> [DIRECTIONS FOR THIS TASK] Transcribe the listing exactly, leaving out every picture.

--- BEGIN ---

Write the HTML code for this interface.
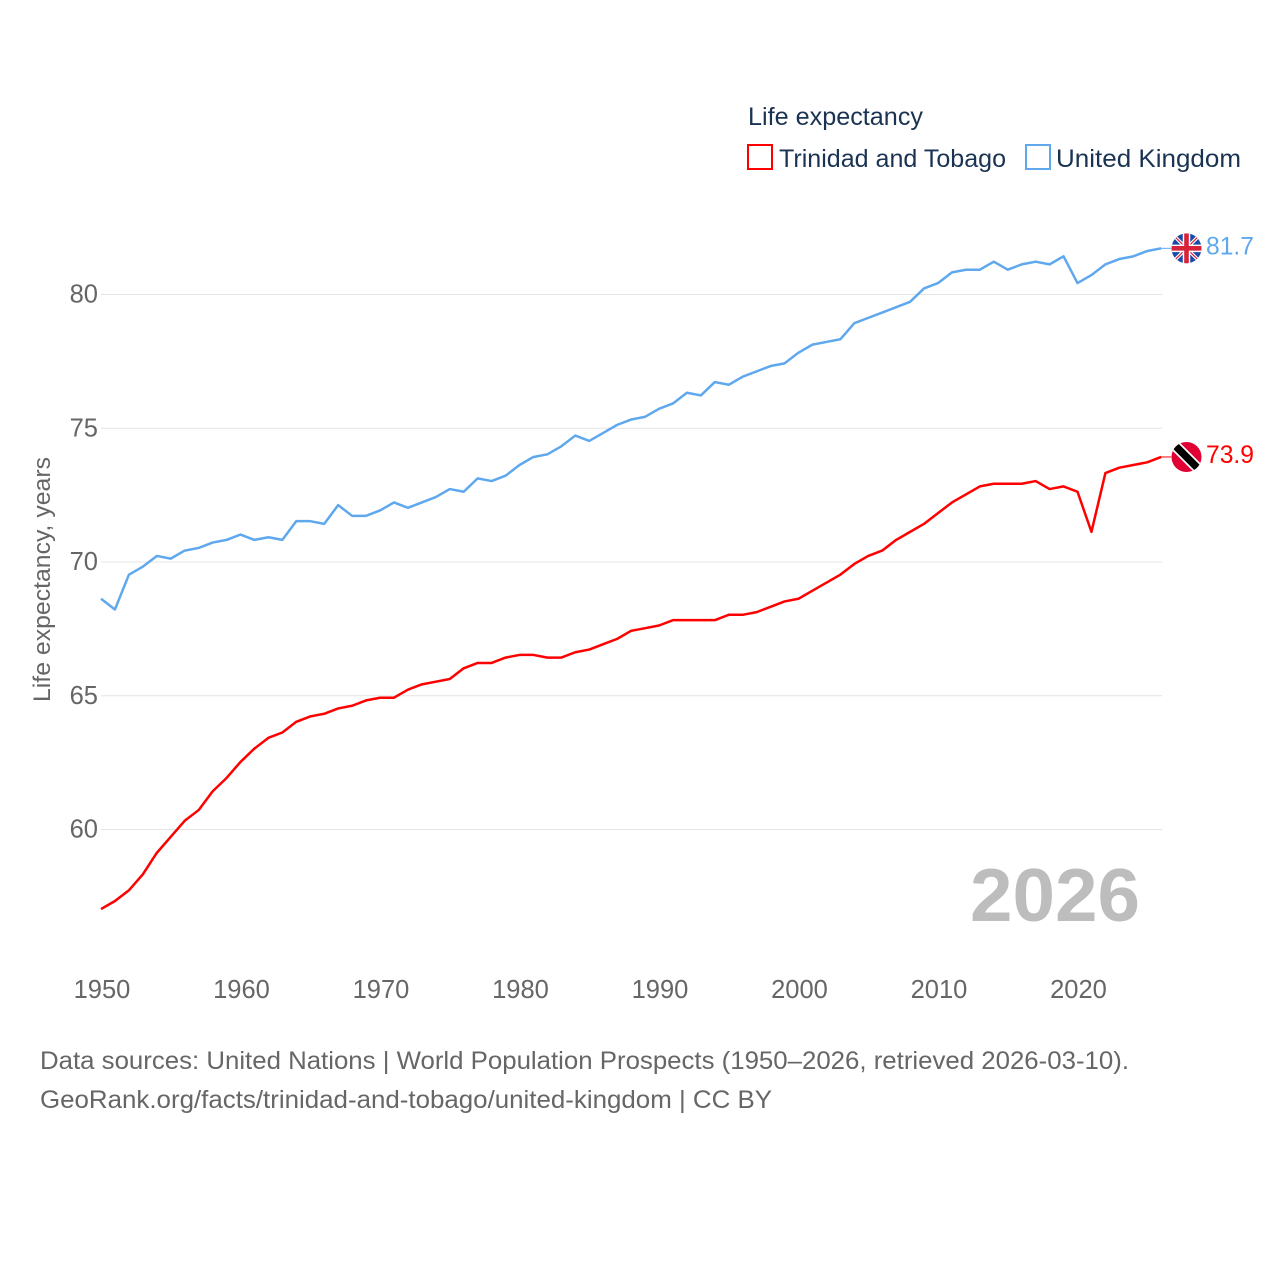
<!DOCTYPE html>
<html lang="en">
<head>
<meta charset="utf-8">
<title>Life expectancy: Trinidad and Tobago vs United Kingdom</title>
<style>
html,body{margin:0;padding:0;background:#fff;width:1280px;height:1280px;overflow:hidden}
svg{display:block}
text{font-family:"Liberation Sans",sans-serif}
</style>
</head>
<body>
<svg id="chart" xmlns="http://www.w3.org/2000/svg" width="1280" height="1280" viewBox="0 0 1280 1280">
  <defs>
    <clipPath id="flag-clip-uk"><circle cx="0" cy="0" r="15"/></clipPath>
    <clipPath id="flag-clip-tt"><circle cx="0" cy="0" r="15"/></clipPath>
  </defs>
  <g id="grid"></g>
  <g id="yticks"></g>
  <g id="xticks"></g>
  <text transform="translate(50,702) rotate(-90)" font-size="24" fill="#666666" textLength="245" lengthAdjust="spacingAndGlyphs">Life expectancy, years</text>
  <text x="970" y="921" font-size="75" font-weight="bold" fill="#bdbdbd" textLength="170" lengthAdjust="spacingAndGlyphs">2026</text>
  <g id="series"></g>
  <g>
    <text x="748" y="125" font-size="25" fill="#1a3352" textLength="175" lengthAdjust="spacingAndGlyphs">Life expectancy</text>
    <rect x="748" y="145" width="24" height="24" fill="#fff" stroke="#ff0000" stroke-width="2"/>
    <text x="779" y="167" font-size="25" fill="#1a3352" textLength="227" lengthAdjust="spacingAndGlyphs">Trinidad and Tobago</text>
    <rect x="1026" y="145" width="24" height="24" fill="#fff" stroke="#5fa8ee" stroke-width="2"/>
    <text x="1056" y="167" font-size="25" fill="#1a3352" textLength="185" lengthAdjust="spacingAndGlyphs">United Kingdom</text>
  </g>
  <g>
    <text x="40" y="1069" font-size="25" fill="#666666" textLength="1089" lengthAdjust="spacingAndGlyphs">Data sources: United Nations | World Population Prospects (1950–2026, retrieved 2026-03-10).</text>
    <text x="40" y="1108" font-size="25" fill="#666666" textLength="732" lengthAdjust="spacingAndGlyphs">GeoRank.org/facts/trinidad-and-tobago/united-kingdom | CC BY</text>
  </g>
</svg>
<script>
const startYear = 1950;
const yTickValues = [60, 65, 70, 75, 80];
const xTickValues = [1950, 1960, 1970, 1980, 1990, 2000, 2010, 2020];
const ukValues = [68.6,68.2,69.5,69.8,70.2,70.1,70.4,70.5,70.7,70.8,71.0,70.8,70.9,70.8,71.5,71.5,71.4,72.1,71.7,71.7,71.9,72.2,72.0,72.2,72.4,72.7,72.6,73.1,73.0,73.2,73.6,73.9,74.0,74.3,74.7,74.5,74.8,75.1,75.3,75.4,75.7,75.9,76.3,76.2,76.7,76.6,76.9,77.1,77.3,77.4,77.8,78.1,78.2,78.3,78.9,79.1,79.3,79.5,79.7,80.2,80.4,80.8,80.9,80.9,81.2,80.9,81.1,81.2,81.1,81.4,80.4,80.7,81.1,81.3,81.4,81.6,81.7];
const ttValues = [57.0,57.3,57.7,58.3,59.1,59.7,60.3,60.7,61.4,61.9,62.5,63.0,63.4,63.6,64.0,64.2,64.3,64.5,64.6,64.8,64.9,64.9,65.2,65.4,65.5,65.6,66.0,66.2,66.2,66.4,66.5,66.5,66.4,66.4,66.6,66.7,66.9,67.1,67.4,67.5,67.6,67.8,67.8,67.8,67.8,68.0,68.0,68.1,68.3,68.5,68.6,68.9,69.2,69.5,69.9,70.2,70.4,70.8,71.1,71.4,71.8,72.2,72.5,72.8,72.9,72.9,72.9,73.0,72.7,72.8,72.6,71.1,73.3,73.5,73.6,73.7,73.9];

const NS = 'http://www.w3.org/2000/svg';
const xScale = function (year) { return 101 + (year - 1950) * 13.95; };
const yScale = function (v) { return 294.5 + (80 - v) * 26.75; };
const LINE_DY = -0.7;
const PLOT_LEFT = 101;
const PLOT_RIGHT = 1162;

function make(tag, attrs, parent) {
  const el = document.createElementNS(NS, tag);
  Object.keys(attrs).forEach(function (k) { el.setAttribute(k, attrs[k]); });
  parent.appendChild(el);
  return el;
}

const gridG = document.getElementById('grid');
const yG = document.getElementById('yticks');
const xG = document.getElementById('xticks');
const seriesG = document.getElementById('series');

yTickValues.forEach(function (v) {
  const line = make('line', {x1: PLOT_LEFT, x2: PLOT_RIGHT, y1: yScale(v), y2: yScale(v), stroke: '#e4e4e4', 'stroke-width': 1}, gridG);
  
  
  const t = make('text', {x: 98, y: yScale(v) + 8, 'text-anchor': 'end', 'font-size': 25.5, fill: '#666666'}, yG);
  t.textContent = String(v);
  
  
});

xTickValues.forEach(function (y) {
  const t = make('text', {x: xScale(y) + 1, y: 998, 'text-anchor': 'middle', 'font-size': 25.5, fill: '#666666'}, xG);
  t.textContent = String(y);
  
  
});

function drawSeries(values, color, name) {
  const group = make('g', {}, seriesG);
  
  
  const pts = values.map(function (v, i) {
    return xScale(startYear + i).toFixed(2) + ',' + (yScale(v) + LINE_DY).toFixed(2);
  }).join(' ');
  const line = make('polyline', {points: pts, fill: 'none', stroke: color, 'stroke-width': 2.5, 'stroke-linejoin': 'round'}, group);
  
  
  const lastV = values[values.length - 1];
  const lastX = xScale(startYear + values.length - 1);
  const lastY = yScale(lastV) + LINE_DY;
  const tail = make('line', {x1: lastX, x2: lastX + 10, y1: lastY, y2: lastY, stroke: color, 'stroke-width': 1}, group);
  
  
  const label = make('text', {x: 1206, y: lastY + 6, 'font-size': 25, fill: color, textLength: 48, lengthAdjust: 'spacingAndGlyphs'}, group);
  label.textContent = lastV.toFixed(1);
  
  
  return make('g', {transform: 'translate(1186.5,' + lastY + ')'}, group);
}

const ukFlag = drawSeries(ukValues, '#5fa8ee', 'united-kingdom');


ukFlag.setAttribute('clip-path', 'url(#flag-clip-uk)');
make('rect', {x: -15, y: -15, width: 30, height: 30, fill: '#1a4aa6'}, ukFlag);
make('path', {d: 'M-15,-15 L15,15 M15,-15 L-15,15', stroke: '#ffffff', 'stroke-width': 3.5, fill: 'none'}, ukFlag);
make('path', {d: 'M-15,-15 L15,15 M15,-15 L-15,15', stroke: '#d8213a', 'stroke-width': 1.2, fill: 'none'}, ukFlag);
make('path', {d: 'M0,-15 V15 M-15,0 H15', stroke: '#ffffff', 'stroke-width': 7.5, fill: 'none'}, ukFlag);
make('path', {d: 'M0,-15 V15 M-15,0 H15', stroke: '#d8213a', 'stroke-width': 4.6, fill: 'none'}, ukFlag);

const ttFlag = drawSeries(ttValues, '#ff0000', 'trinidad-and-tobago');


ttFlag.setAttribute('clip-path', 'url(#flag-clip-tt)');
make('rect', {x: -15, y: -15, width: 30, height: 30, fill: '#e00034'}, ttFlag);
make('path', {d: 'M-15,-15 L15,15', stroke: '#ffffff', 'stroke-width': 11, fill: 'none'}, ttFlag);
make('path', {d: 'M-15,-15 L15,15', stroke: '#000000', 'stroke-width': 7.5, fill: 'none'}, ttFlag);
</script>
</body>
</html>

--- END ---

> [FULL ANSWER]
Write the HTML code for this interface.
<!DOCTYPE html>
<html lang="en">
<head>
<meta charset="utf-8">
<title>Life expectancy: Trinidad and Tobago vs United Kingdom</title>
<style>
html,body{margin:0;padding:0;background:#fff;width:1280px;height:1280px;overflow:hidden}
svg{display:block}
text{font-family:"Liberation Sans",sans-serif}
</style>
</head>
<body>
<svg id="chart" xmlns="http://www.w3.org/2000/svg" width="1280" height="1280" viewBox="0 0 1280 1280">
  <defs>
    <clipPath id="flag-clip-uk"><circle cx="0" cy="0" r="15"/></clipPath>
    <clipPath id="flag-clip-tt"><circle cx="0" cy="0" r="15"/></clipPath>
  </defs>
  <g id="grid"></g>
  <g id="yticks"></g>
  <g id="xticks"></g>
  <text transform="translate(50,702) rotate(-90)" font-size="24" fill="#666666" textLength="245" lengthAdjust="spacingAndGlyphs">Life expectancy, years</text>
  <text x="970" y="921" font-size="75" font-weight="bold" fill="#bdbdbd" textLength="170" lengthAdjust="spacingAndGlyphs">2026</text>
  <g id="series"></g>
  <g>
    <text x="748" y="125" font-size="25" fill="#1a3352" textLength="175" lengthAdjust="spacingAndGlyphs">Life expectancy</text>
    <rect x="748" y="145" width="24" height="24" fill="#fff" stroke="#ff0000" stroke-width="2"/>
    <text x="779" y="167" font-size="25" fill="#1a3352" textLength="227" lengthAdjust="spacingAndGlyphs">Trinidad and Tobago</text>
    <rect x="1026" y="145" width="24" height="24" fill="#fff" stroke="#5fa8ee" stroke-width="2"/>
    <text x="1056" y="167" font-size="25" fill="#1a3352" textLength="185" lengthAdjust="spacingAndGlyphs">United Kingdom</text>
  </g>
  <g>
    <text x="40" y="1069" font-size="25" fill="#666666" textLength="1089" lengthAdjust="spacingAndGlyphs">Data sources: United Nations | World Population Prospects (1950–2026, retrieved 2026-03-10).</text>
    <text x="40" y="1108" font-size="25" fill="#666666" textLength="732" lengthAdjust="spacingAndGlyphs">GeoRank.org/facts/trinidad-and-tobago/united-kingdom | CC BY</text>
  </g>
</svg>
<script>
const startYear = 1950;
const yTickValues = [60, 65, 70, 75, 80];
const xTickValues = [1950, 1960, 1970, 1980, 1990, 2000, 2010, 2020];
const ukValues = [68.6,68.2,69.5,69.8,70.2,70.1,70.4,70.5,70.7,70.8,71.0,70.8,70.9,70.8,71.5,71.5,71.4,72.1,71.7,71.7,71.9,72.2,72.0,72.2,72.4,72.7,72.6,73.1,73.0,73.2,73.6,73.9,74.0,74.3,74.7,74.5,74.8,75.1,75.3,75.4,75.7,75.9,76.3,76.2,76.7,76.6,76.9,77.1,77.3,77.4,77.8,78.1,78.2,78.3,78.9,79.1,79.3,79.5,79.7,80.2,80.4,80.8,80.9,80.9,81.2,80.9,81.1,81.2,81.1,81.4,80.4,80.7,81.1,81.3,81.4,81.6,81.7];
const ttValues = [57.0,57.3,57.7,58.3,59.1,59.7,60.3,60.7,61.4,61.9,62.5,63.0,63.4,63.6,64.0,64.2,64.3,64.5,64.6,64.8,64.9,64.9,65.2,65.4,65.5,65.6,66.0,66.2,66.2,66.4,66.5,66.5,66.4,66.4,66.6,66.7,66.9,67.1,67.4,67.5,67.6,67.8,67.8,67.8,67.8,68.0,68.0,68.1,68.3,68.5,68.6,68.9,69.2,69.5,69.9,70.2,70.4,70.8,71.1,71.4,71.8,72.2,72.5,72.8,72.9,72.9,72.9,73.0,72.7,72.8,72.6,71.1,73.3,73.5,73.6,73.7,73.9];

const NS = 'http://www.w3.org/2000/svg';
const xScale = function (year) { return 101 + (year - 1950) * 13.95; };
const yScale = function (v) { return 294.5 + (80 - v) * 26.75; };
const LINE_DY = -0.7;
const PLOT_LEFT = 101;
const PLOT_RIGHT = 1162;

function make(tag, attrs, parent) {
  const el = document.createElementNS(NS, tag);
  Object.keys(attrs).forEach(function (k) { el.setAttribute(k, attrs[k]); });
  parent.appendChild(el);
  return el;
}

const gridG = document.getElementById('grid');
const yG = document.getElementById('yticks');
const xG = document.getElementById('xticks');
const seriesG = document.getElementById('series');

yTickValues.forEach(function (v) {
  const line = make('line', {x1: PLOT_LEFT, x2: PLOT_RIGHT, y1: yScale(v), y2: yScale(v), stroke: '#e4e4e4', 'stroke-width': 1}, gridG);
  
  
  const t = make('text', {x: 98, y: yScale(v) + 8, 'text-anchor': 'end', 'font-size': 25.5, fill: '#666666'}, yG);
  t.textContent = String(v);
  
  
});

xTickValues.forEach(function (y) {
  const t = make('text', {x: xScale(y) + 1, y: 998, 'text-anchor': 'middle', 'font-size': 25.5, fill: '#666666'}, xG);
  t.textContent = String(y);
  
  
});

function drawSeries(values, color, name) {
  const group = make('g', {}, seriesG);
  
  
  const pts = values.map(function (v, i) {
    return xScale(startYear + i).toFixed(2) + ',' + (yScale(v) + LINE_DY).toFixed(2);
  }).join(' ');
  const line = make('polyline', {points: pts, fill: 'none', stroke: color, 'stroke-width': 2.5, 'stroke-linejoin': 'round'}, group);
  
  
  const lastV = values[values.length - 1];
  const lastX = xScale(startYear + values.length - 1);
  const lastY = yScale(lastV) + LINE_DY;
  const tail = make('line', {x1: lastX, x2: lastX + 10, y1: lastY, y2: lastY, stroke: color, 'stroke-width': 1}, group);
  
  
  const label = make('text', {x: 1206, y: lastY + 6, 'font-size': 25, fill: color, textLength: 48, lengthAdjust: 'spacingAndGlyphs'}, group);
  label.textContent = lastV.toFixed(1);
  
  
  return make('g', {transform: 'translate(1186.5,' + lastY + ')'}, group);
}

const ukFlag = drawSeries(ukValues, '#5fa8ee', 'united-kingdom');


ukFlag.setAttribute('clip-path', 'url(#flag-clip-uk)');
make('rect', {x: -15, y: -15, width: 30, height: 30, fill: '#1a4aa6'}, ukFlag);
make('path', {d: 'M-15,-15 L15,15 M15,-15 L-15,15', stroke: '#ffffff', 'stroke-width': 3.5, fill: 'none'}, ukFlag);
make('path', {d: 'M-15,-15 L15,15 M15,-15 L-15,15', stroke: '#d8213a', 'stroke-width': 1.2, fill: 'none'}, ukFlag);
make('path', {d: 'M0,-15 V15 M-15,0 H15', stroke: '#ffffff', 'stroke-width': 7.5, fill: 'none'}, ukFlag);
make('path', {d: 'M0,-15 V15 M-15,0 H15', stroke: '#d8213a', 'stroke-width': 4.6, fill: 'none'}, ukFlag);

const ttFlag = drawSeries(ttValues, '#ff0000', 'trinidad-and-tobago');


ttFlag.setAttribute('clip-path', 'url(#flag-clip-tt)');
make('rect', {x: -15, y: -15, width: 30, height: 30, fill: '#e00034'}, ttFlag);
make('path', {d: 'M-15,-15 L15,15', stroke: '#ffffff', 'stroke-width': 11, fill: 'none'}, ttFlag);
make('path', {d: 'M-15,-15 L15,15', stroke: '#000000', 'stroke-width': 7.5, fill: 'none'}, ttFlag);
</script>
</body>
</html>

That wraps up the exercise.